Figure 3: Electron diffraction reveals the sharp onset of cation exchange.

For NCs subject to 0 Cu⁺ ions per NC and 384 Cu⁺ ions per NC respectively (a,b), selected area electron diffraction patterns are indicative of the CdSe wurtzite (cadmoselite) structure. As shown in Table 1, the innermost ring at 3.55 Å is a combination of the (100), (002) and (101) planes, which are Debye–Scherrer broadened into one ring. The three outer rings, measured at 2.15, 2.00 and 1.88 Å, match those for the (100), (103) and (200) planes of cadmosellite. In addition, there is a ring corresponding to the (102) plane, at a lattice spacing of 2.55 Å. These features are seen for samples (a–c). At 1,317 Cu⁺ ions per NC (in slight excess of the stoichiometric amount needed for full conversion), the tetragonal Cu₂Se phase (bellidoite) is seen (e). The highest intensity reflections include ones at 3.46 Å for the (113), (311) and (222) planes, 2.04 Å for the (404) plane, and 1.76 Å for the (226) and (533) plane. The diffraction features of Cu₂Se seem to first appear at 549 Cu⁺ ions per NC (c), overlapped with CdSe diffraction features.
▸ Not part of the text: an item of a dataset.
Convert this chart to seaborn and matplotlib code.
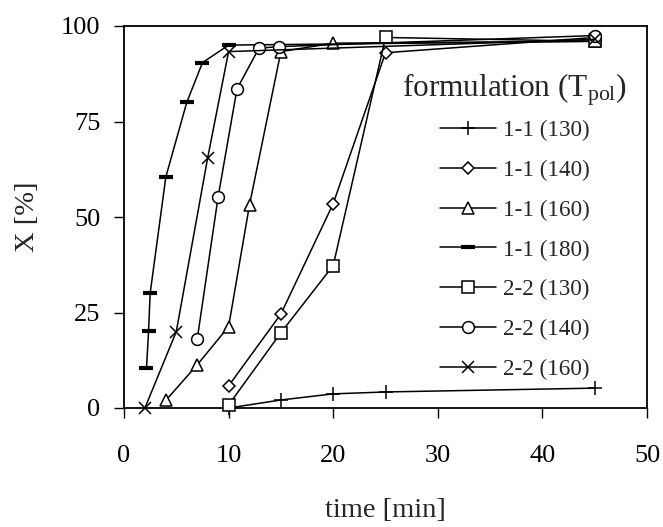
import matplotlib
matplotlib.use("Agg")
import matplotlib.pyplot as plt
import seaborn as sns
import pandas as pd

# Conversion X [%] vs. polymerisation time for each formulation / temperature
t_11_130 = [10, 15, 20, 25, 45]
x_11_130 = [0, 2.1, 3.7, 4.2, 5.2]

t_11_140 = [10, 15, 20, 25, 45]
x_11_140 = [5.8, 24.6, 53.5, 93.0, 97.0]

t_11_160 = [4, 7, 10, 12, 15, 20, 45]
x_11_160 = [2.0, 11.3, 21.3, 53.2, 93.3, 95.5, 96.0]

t_11_180 = [2.15, 2.35, 2.5, 4, 6, 7.5, 10, 45]
x_11_180 = [10.4, 20.2, 30.0, 60.5, 80.0, 90.4, 95.0, 96.0]

t_22_130 = [10, 15, 20, 25, 45]
x_22_130 = [0.8, 19.7, 37.3, 97.0, 96.0]

t_22_140 = [7, 9, 10.8, 12.9, 14.8, 45]
x_22_140 = [18.0, 55.3, 83.5, 94.2, 94.6, 97.5]

t_22_160 = [2, 5, 8, 10, 45]
x_22_160 = [0, 20.0, 65.5, 93.3, 96.5]

labels = ["1-1 (130)", "1-1 (140)", "1-1 (160)", "1-1 (180)",
          "2-2 (130)", "2-2 (140)", "2-2 (160)"]
times = [t_11_130, t_11_140, t_11_160, t_11_180, t_22_130, t_22_140, t_22_160]
convs = [x_11_130, x_11_140, x_11_160, x_11_180, x_22_130, x_22_140, x_22_160]

x_ticks = [0, 10, 20, 30, 40, 50]
y_ticks = [0, 25, 50, 75, 100]

# marker, size, edge width for each series
styles = {
    "1-1 (130)": ("+", 10, 1.1),
    "1-1 (140)": ("D", 6.5, 1.1),
    "1-1 (160)": ("^", 9, 1.1),
    "1-1 (180)": ("_", 10, 3.0),
    "2-2 (130)": ("s", 8, 1.1),
    "2-2 (140)": ("o", 8.5, 1.1),
    "2-2 (160)": ("x", 9, 1.1),
}

sns.set_theme(style="white")
plt.rcParams["font.family"] = ["Liberation Serif", "DejaVu Serif"]
plt.rcParams["mathtext.fontset"] = "custom"
plt.rcParams["mathtext.rm"] = "Liberation Serif"
plt.rcParams["mathtext.it"] = "Liberation Serif:italic"

fig = plt.figure(figsize=(6.63, 5.27), dpi=100)
ax = fig.add_axes([124 / 663, 1 - 408 / 527, (647 - 124) / 663, (408 - 26) / 527])

for lab, t, x in zip(labels, times, convs):
    df = pd.DataFrame({"time": t, "X": x})
    m, ms, mew = styles[lab]
    sns.lineplot(data=df, x="time", y="X", ax=ax, color="black",
                 estimator=None, sort=False, label=lab,
                 marker=m, markersize=ms, mew=mew, mec="black",
                 mfc="white", linewidth=1.1, clip_on=False, zorder=3)

ax.set_xlim(0, 50)
ax.set_ylim(0, 100)
ax.set_xticks(x_ticks)
ax.set_yticks(y_ticks)
ax.set_xlabel("time [min]", fontsize=20.5, labelpad=22)
ax.set_ylabel("X [%]", fontsize=20.5, labelpad=15)
ax.tick_params(axis="x", direction="out", length=7, width=1, pad=20,
               labelsize=19, colors="black", bottom=True)
ax.tick_params(axis="y", direction="out", length=7, width=1, pad=10,
               labelsize=19, colors="black", left=True)
for s in ax.spines.values():
    s.set_color("black")
    s.set_linewidth(1.3)
ax.grid(False)

leg = ax.legend(title=r"formulation (T$_{\mathrm{pol}}$)", frameon=False,
                fontsize=16.7, title_fontsize=22.5, loc="upper center",
                bbox_to_anchor=(0.747, 0.905), handlelength=2.4,
                handletextpad=0.3, labelspacing=0.8, borderaxespad=0)
# tighter gap between the legend title and the first entry
leg._legend_box.sep = 8.5

fig.savefig("out.png", dpi=100)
As exchange progresses, CdSe diffraction features wane, until a pure bellidoite diffraction pattern is obtained for the fully converted sample. All d-spacings are determined relative to the (111) reflection of an Au standard taken under the same conditions. Samples were prepared by a slow titration of CdSe NCs in toluene with increasing amounts of a methanolic solution of Cu⁺, similar to the titration experiments described in Methods. At various points in the titration, a small aliquot was drop-casted onto an ultrathin carbon transmission electron microscope grid and washed with methanol several times. The total amount of Cu⁺ added is indicated in Table 1 in the form of number of ions per NC, estimated as described in Methods.